I’ve started stretching the milk again, much to my husband’s dismay.
“My expensive organic milk?” he asked, alarmed.
“Yes,” I replied calmly, pulling out the gallon pitcher and whisk.
I can stretch a half-gallon carton of milk to a full gallon by mixing it with powdered milk, an easy frugal trick. I double the recipe on the box of powdered milk, putting two and two-thirds cups powdered milk in the pitcher. Then I whisk half a cup of warm water into the milk, creating a relatively smooth paste. Next I add seven more cups of water to make a half-gallon of powdered milk. I finish by adding the half-gallon carton of milk to the pitcher. Voila! A full gallon of milk.
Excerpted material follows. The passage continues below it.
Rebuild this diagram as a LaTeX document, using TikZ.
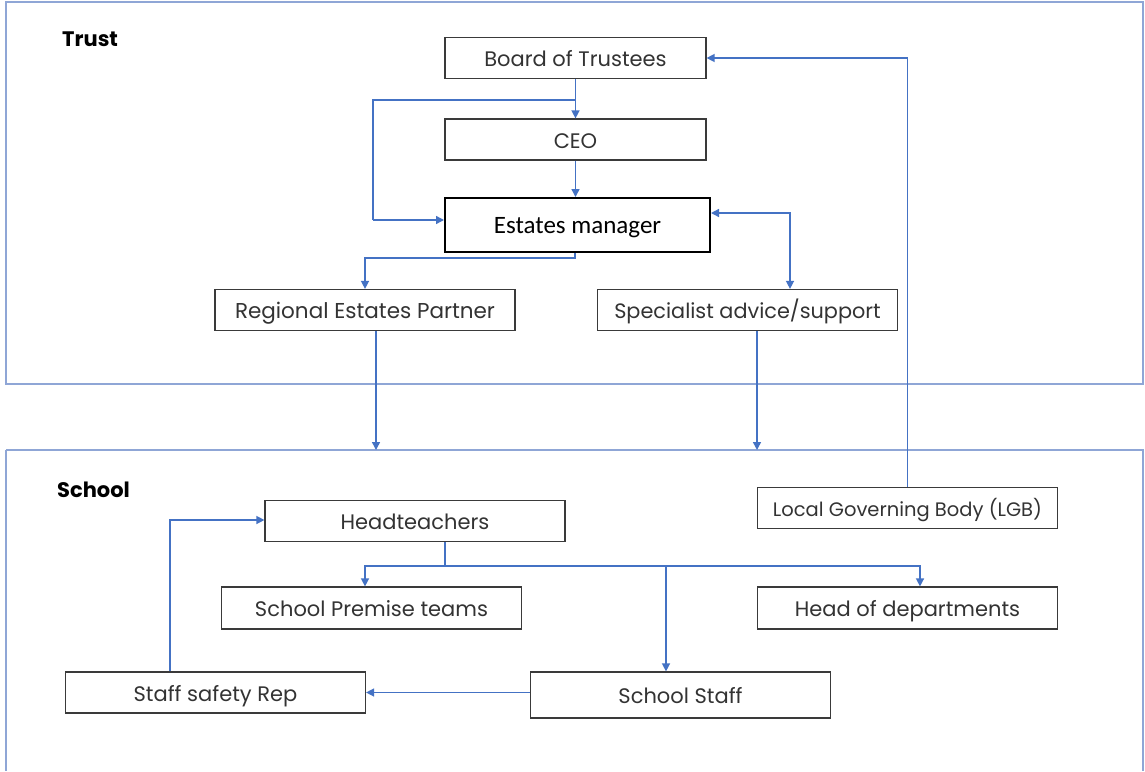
\documentclass[tikz,border=0pt]{standalone}
\usepackage{fontspec}
\setmainfont{Poppins}
\newfontfamily\calfont{Carlito}
\usetikzlibrary{arrows.meta}
\definecolor{arrowblue}{HTML}{4472C4}
\definecolor{frameblue}{HTML}{8FA6D6}
\definecolor{boxgray}{HTML}{3A3A3A}
\begin{document}
\begin{tikzpicture}[x=1pt,y=-1pt,
  box/.style={draw=boxgray, line width=1.2pt, rectangle, inner sep=0pt, minimum width=300pt, minimum height=41pt, text height=19pt, text depth=1.2pt, font=\fontsize{21}{24}\selectfont, text=black!80},
  conn/.style={draw=arrowblue, line width=1.4pt, -{Triangle[width=8pt,length=8pt]}},
  line/.style={draw=arrowblue, line width=1.4pt},
  frame/.style={draw=frameblue, line width=1.5pt},
  grp/.style={font=\fontsize{21}{24}\selectfont\bfseries, anchor=west, inner sep=0pt}]
\useasboundingbox (0,0) rectangle (1145,771);
\fill[white] (0,0) rectangle (1145,771);
% frames
\draw[frame] (6,2) rectangle (1143,384);
\draw[frame] (6,450) -- (1143,450) -- (1143,771);
\draw[frame] (6,450) -- (6,771);
\node[grp] (trust) at (62,39) {Trust};
\node[grp] (school) at (57,490) {School};
% nodes
\node[box, minimum width=261pt] (bot) at (575.5,58) {Board of Trustees};
\node[box, minimum width=261pt] (ceo) at (575.5,139.5) {CEO};
\node[box, minimum width=265pt, minimum height=54pt, draw=black, line width=2pt, font=\calfont\fontsize{25}{28}\selectfont, text=black] (em) at (577.5,225) {Estates manager};
\node[box, font=\fontsize{21.5}{24}\selectfont] (rep) at (365,310) {Regional Estates Partner};
\node[box, font=\fontsize{20.8}{24}\selectfont] (spec) at (747.5,310) {Specialist advice/support};
\node[box] (head) at (415,521) {Headteachers};
\node[box, font=\fontsize{19.5}{22}\selectfont] (lgb) at (907.5,508) {Local Governing Body (LGB)};
\node[box, minimum height=42pt] (prem) at (371.5,608) {School Premise teams};
\node[box, minimum height=42pt] (hod) at (907.5,608) {Head of departments};
\node[box] (ssr) at (215.5,692.5) {Staff safety Rep};
\node[box, minimum height=46pt] (staff) at (680.5,695) {School Staff};
% coordinates
\coordinate (b1) at (575.5,100);
\coordinate (b2) at (373,100);
\coordinate (b3) at (373,220);
\coordinate (schooltopA) at (376,450);
\coordinate (schooltopB) at (757,450);
\coordinate (h1) at (445,566);
% connectors
\draw[conn] (bot.south) -- (ceo.north);
\draw[line] (b1) -- (b2) -- (b3);
\draw[conn] (b3) -- (em.west |- b3);
\draw[conn] (ceo.south) -- (em.north -| ceo.south);
\draw[conn] (lgb.north) |- (bot.east);
\draw[line, {Triangle[width=8pt,length=8pt]}-{Triangle[width=8pt,length=8pt]}] (em.east |- 0,213) -| (spec.north -| 790,0);
\draw[conn] (em.south -| 575,0) -- (575,258) -| (rep.north);
\draw[conn] (rep.south -| schooltopA) -- (schooltopA);
\draw[conn] (spec.south -| schooltopB) -- (schooltopB);
\draw[line] (head.south -| h1) -- (h1);
\draw[conn] (h1) -| (prem.north -| 365,0);
\draw[conn] (h1) -| (hod.north -| 920,0);
\draw[conn] (666,566) -- (staff.north -| 666,0);
\draw[conn] (staff.west |- ssr.east) -- (ssr.east);
\draw[conn] (ssr.north -| 170,0) |- (head.west |- 0,520);
\end{tikzpicture}
\end{document}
“Why don’t you just mix up powdered milk and be done with it?” my husband asked in a half-sarcastic, half-disgruntled tone, eyeing the empty carton of organic milk.
“Because mixing powdered milk with two-percent tastes better, as we’ve discussed before,” I returned, unruffled.
“You’re ruining the organic milk with that cheap powdered stuff,” he pointed out.
“Well…” I began, my voice trailing off. He had me there. As my smart sister-in-law once told me, organic produce is a bit of a waste, since you can effectively wash off the pesticide residue with plain water. However, organic meats and dairy have more value, as it’s impossible to avoid whatever antibiotics and hormones the poor beasts have been given. Although I suppose you’re diluting those nasty additives by mixing powdered milk with organic, it really doesn’t make much sense. I might as well go on and by conventional milk to mix with powdered…unless I can find organic powdered milk.
“I guess I’ll look for organic powdered milk when I look for soy powdered milk,” I answered finally. The soymilk I buy for my milk intolerant child is much more expensive than anything cows can produce.
“Soy powdered milk?” my husband repeated. And, shaking his head, he rolled his eyes and shrugged.